Review of engine control-oriented combustion models

Abstract

As requirements for continuously improving internal combustion engine fuel economy with satisfactory emissions, model-based control strategies are often used to optimize the combustion process. To apply advanced control techniques for closed-loop engine combustion control, control-oriented engine combustion models are necessary and they are physics-based, accurate enough for model-based control, computationally low cost, and capable of real-time simulations. In addition, control-oriented combustion model with adequate fidelity may need to adapt to physical system and environment changes over time to maintain model-based control performance, such as model-reference (guided) control, where the control-oriented combustion model runs in real-time to generate an error signal between physical system and reference-model output for feedback control.

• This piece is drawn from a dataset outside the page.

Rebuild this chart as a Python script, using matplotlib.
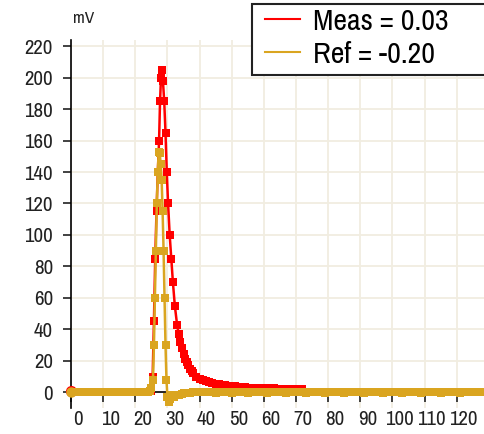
import numpy as np
import matplotlib
matplotlib.use("Agg")
import matplotlib.pyplot as plt
import matplotlib.transforms as mtrans
from matplotlib.patches import Rectangle

plt.rcParams['font.family'] = ['Liberation Sans Narrow', 'Arial Narrow', 'Archivo Narrow', 'DejaVu Sans']

# Meas (red) trace
meas_x = [0, 1, 2, 3, 4, 5, 6, 7, 8, 9, 10, 11, 12, 13, 14, 15, 16, 17, 18, 19, 20, 21, 22, 23, 24,
          24.5, 25.0, 25.4, 25.8, 26.2, 26.6, 27.0, 27.4, 27.7, 28.0, 28.3, 28.6, 29.0, 29.4, 29.8,
          30.2, 30.7, 31.2, 31.7, 32.3, 33, 33.5, 34, 34.5, 35, 35.5, 36, 36.5, 37, 37.5, 38, 39,
          40, 41, 42, 43, 44, 45, 46, 47, 48, 49, 50, 51, 52, 53, 54, 55, 56, 57, 58, 59, 60,
          61, 62, 63, 64, 65, 66, 67, 68, 69, 70, 71, 72]
meas_y = [1.0, 0, 0, 0, 0, 0, 0, 0, 0, 0, 0, 0, 0, 0, 0, 0, 0, 0, 0, 0, 0, 0, 0, 0, 0,
          0.5, 1, 10, 45, 85, 115, 140, 160, 185, 200, 205, 198, 185, 165, 140,
          120, 100, 85, 70, 55, 43, 37, 32, 28, 24, 21, 19, 17, 15, 13.5, 12, 10,
          8.5, 7.8, 7, 6.5, 6, 5.5, 5, 4.8, 4.5, 4.2, 4, 3.8, 3.5, 3.3, 3.1, 3, 2.9, 2.8, 2.7, 2.6, 2.5,
          2.5, 2.4, 2.4, 2.3, 2.2, 2.2, 2.1, 2.1, 2.0, 2.0, 2.0, 2.0]

# Ref (goldenrod) trace
ref_x = [0, 1, 2, 3, 4, 5, 6, 7, 8, 9, 10, 11, 12, 13, 14, 15, 16, 17, 18, 19, 20, 21, 22, 23, 24,
         24.5, 25.0, 25.5, 25.8, 26.1, 26.4, 26.7, 27.0, 27.3, 27.6, 27.9, 28.2, 28.5, 28.8, 29.1,
         29.4, 29.7, 30.0, 30.4, 30.8, 31.3, 32, 32.7, 33.5, 34.5, 35, 36, 37, 38, 39, 40, 41,
         42, 43, 44, 45, 46, 47, 48, 49, 50, 51, 52, 53, 54, 55, 56, 57, 58, 59, 60, 61, 62,
         63, 64, 65, 66, 67, 68, 69, 70, 71, 72, 73, 74, 75, 76, 77, 78, 79, 80, 81, 82, 83,
         84, 85, 86, 87, 88, 89, 90, 91, 92, 93, 94, 95, 96, 97, 98, 99, 100, 101, 102, 103,
         104, 105, 106, 107, 108, 109, 110, 111, 112, 113, 114, 115, 116, 117, 118, 119, 120,
         121, 122, 123, 124, 125, 126, 127, 128]
ref_y = [0, 0, 0, 0, 0, 0, 0, 0, 0, 0, 0, 0, 0, 0, 0, 0, 0, 0, 0, 0, 0, 0, 0, 0, 0,
         1, 3, 8, 30, 60, 90, 120, 140, 153, 152, 145, 135, 115, 90, 60,
         30, 8, -3, -6, -4, -2, -3, -1.5, -2, -1, -0.8, -0.5, -0.3, 0, 0.3, 0.3, 0,
         0, 0.3, 0, -0.3, 0, 0.3, 0, 0, -0.3, 0, 0.3, 0, 0, -0.3, 0, 0, 0.3, 0, 0, -0.3, 0,
         0, 0.3, 0, 0, -0.3, 0, 0, 0.3, 0, 0, -0.3, 0, 0, 0.3, 0, 0, -0.3, 0, 0, 0.3, 0,
         0, -0.3, 0, 0, 0.3, 0, 0, -0.3, 0, 0, 0.3, 0, 0, -0.3, 0, 0, 0.3, 0, 0, -0.3,
         0, 0, 0.3, 0, 0, -0.3, 0, 0, 0.3, 0, 0, -0.3, 0, 0, 0.3, 0, 0,
         -0.3, 0, 0, 0.3, 0, 0, 0, 0]

meas_label = "Meas = 0.03"
ref_label = "Ref = -0.20"
red = '#ff0000'
gold = '#daa520'

fig = plt.figure(figsize=(4.85, 4.34), dpi=100)
ax = fig.add_axes([0.1464, 0.06, 0.8536, 0.848])

ax.plot(meas_x, meas_y, color=red, lw=1.8, marker='s', ms=5.5, mew=0, label=meas_label, zorder=3)
ax.plot(ref_x, ref_y, color=gold, lw=1.8, marker='s', ms=5.5, mew=0, label=ref_label, zorder=4)
# bigger dots at the start of each trace
ax.plot(meas_x[0], meas_y[0], 'o', color=red, ms=8, mew=0, clip_on=False, zorder=3)
ax.plot(ref_x[0], ref_y[0], 'o', color=gold, ms=7.5, mew=0, clip_on=False, zorder=4)

ax.set_xlim(0, 128.8)
ax.set_ylim(-10, 224)
ax.set_xticks(np.arange(0, 121, 10))
ax.set_yticks(np.arange(0, 221, 20))

ax.grid(True, color='#f1ede1', lw=1.3, zorder=0)
ax.set_axisbelow(True)
for s in ['top', 'right']:
    ax.spines[s].set_visible(False)
ax.spines['bottom'].set_position(('data', 0))
ax.spines['bottom'].set_zorder(1)
ax.spines['left'].set_linewidth(1.2)
ax.spines['bottom'].set_linewidth(1.2)

ax.tick_params(axis='x', direction='out', length=7, width=1.2, pad=6, labelsize=15, colors='#222222')
ax.tick_params(axis='y', direction='out', length=6, width=1.2, pad=7, labelsize=15, colors='#222222')
offset = mtrans.ScaledTranslation(7 / 100, 0, fig.dpi_scale_trans)
for lab in ax.get_xticklabels():
    lab.set_transform(lab.get_transform() + offset)

fig.text(0.172, 0.958, "mV", fontsize=12.5, ha='center', va='center', color='#222222')

# legend box runs off the right edge of the picture
fig.add_artist(Rectangle((0.5196, 0.8272), 0.5, 0.1636, transform=fig.transFigure,
                         facecolor='white', edgecolor='#222222', lw=1.5, zorder=4))
leg = fig.legend(loc='upper left', bbox_to_anchor=(0.535, 0.996), frameon=False,
                 fontsize=21.5, handlelength=1.17, handletextpad=0.42,
                 borderpad=0.2, labelspacing=0.2, borderaxespad=0)
leg.set_zorder(5)
for h in leg.get_lines():
    h.set_marker('')
    h.set_linewidth(1.5)

fig.savefig('out.png', dpi=100)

This paper provides a review of existing control-oriented engine combustion models, along with their associated applications. Three main groups of control-oriented combustion models are reviewed from simple to sophisticated physics-based dynamic models, including mean-value, Wiebe function-based, and reaction-based models. The fundamental principle of each model group is reviewed briefly and its applications are also addressed. At the macro level, a control-oriented engine model can be used for crank angle-based and/or cycle-based control. As the engine control hardware performance continuous improving with reduced cost, model-reference (guided) combustion control shall become reality since now it is feasible to run a physics-based control-oriented engine combustion model inside an engine control module. On the other hand, each model group, even for the simple mean-value model, has its own applicable scenarios.